You will have to add four new reactions, then input the name, and equation for each.

As stated before, we can write down the Hill functions using the keyword hillup or hilldn. While entering the equations, you may notice that the equation editor will sometimes indicate a validation error. Again, don't worry about this for the time being - you will see that the errors are generally related to incomplete parts of the model, or missing reactions, and will disappear as you add the remaining reactions and the model is revalidated.

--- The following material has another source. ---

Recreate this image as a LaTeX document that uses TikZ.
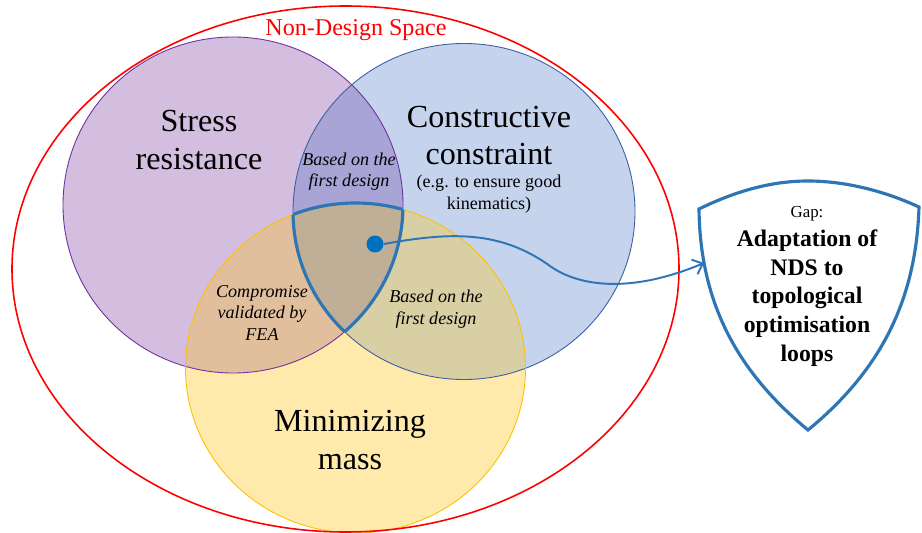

The four reactions are outlined in the table below:

Name	Equation
cyp	p_all*hillup(fgf, k1, mu)*hilldn(meis, k9, mu) - lam_all*cyp
meis	p_all*hillup(ra, k2, mu) - lam_all*meis
hoxa11	p_all*hillup(fgf, k6, mu)*hilldn(hoxa13, k4, mu_prime) - lam_all*hoxa11
hoxa13	p_all*hilldn(ra, k5, mu) - lam_all*hoxa13

In summary, we should now have six reactions in the mesenchyme compartment: RA, FGF, Cyp, Meis, Hoxa11 and Hoxa13.

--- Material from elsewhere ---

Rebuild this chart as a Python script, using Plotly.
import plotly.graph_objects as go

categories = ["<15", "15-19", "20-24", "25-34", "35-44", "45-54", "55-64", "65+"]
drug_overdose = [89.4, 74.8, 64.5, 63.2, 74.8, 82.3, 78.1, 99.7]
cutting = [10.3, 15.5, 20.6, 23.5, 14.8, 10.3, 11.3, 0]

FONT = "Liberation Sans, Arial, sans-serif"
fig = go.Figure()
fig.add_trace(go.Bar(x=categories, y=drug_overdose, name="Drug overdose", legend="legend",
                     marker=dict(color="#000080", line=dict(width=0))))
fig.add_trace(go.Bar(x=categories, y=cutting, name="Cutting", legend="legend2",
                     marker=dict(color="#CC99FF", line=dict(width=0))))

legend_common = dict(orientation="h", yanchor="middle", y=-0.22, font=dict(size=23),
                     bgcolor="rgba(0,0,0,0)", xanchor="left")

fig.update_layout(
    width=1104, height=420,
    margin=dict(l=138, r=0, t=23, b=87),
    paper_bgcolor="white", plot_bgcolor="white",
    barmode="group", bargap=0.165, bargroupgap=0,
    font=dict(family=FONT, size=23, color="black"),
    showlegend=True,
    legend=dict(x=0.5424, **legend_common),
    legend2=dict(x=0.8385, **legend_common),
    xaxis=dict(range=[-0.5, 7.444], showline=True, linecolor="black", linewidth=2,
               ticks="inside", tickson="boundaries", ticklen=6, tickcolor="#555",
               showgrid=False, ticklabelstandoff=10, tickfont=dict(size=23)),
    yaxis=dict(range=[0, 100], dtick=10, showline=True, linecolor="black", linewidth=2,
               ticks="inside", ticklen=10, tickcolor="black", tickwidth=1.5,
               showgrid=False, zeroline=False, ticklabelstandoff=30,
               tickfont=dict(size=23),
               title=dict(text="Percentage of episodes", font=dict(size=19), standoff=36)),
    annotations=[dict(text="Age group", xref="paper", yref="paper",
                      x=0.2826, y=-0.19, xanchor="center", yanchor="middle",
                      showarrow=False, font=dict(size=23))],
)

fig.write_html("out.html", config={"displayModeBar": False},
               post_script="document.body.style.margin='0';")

Model specification view with reactions added.

Note

Remember to regularly save your model as you add and change components!

Adding diffusion to the model

In this model, only FGF and RA diffuse, with coefficient values of 100, and 600 respectively.

We can add these values in the diffusion field in the section for each reactant.

Model specification view with diffusion added.

At this point, the model is complete, and ready for simulation. There should not be any more validation errors.

Simulation

After all of our hard work we can save the model and go to the simulation view by clicking on "simulation", and then "save and simulate" in the dialog that appears (if we had made no changes, and had already saved everything, we could instead just click "simulate only" to go directly to the simulation view without saving).

Once the simulation view opens, we can directly click "simulate" to run the simulation; an indicator will appear in the centre of the view, indicating simulation progress, and will disappear once the simulation is complete, allowing us to view the results.

Once the backend has returned a simulation result, you can select a reactant in one of the three colour channels' dropdowns and visualise it by clicking the play button or moving the frame slider:

Simulation view, results of the final model.

And with that, we have completed our model.

Congratulations, and happy modelling!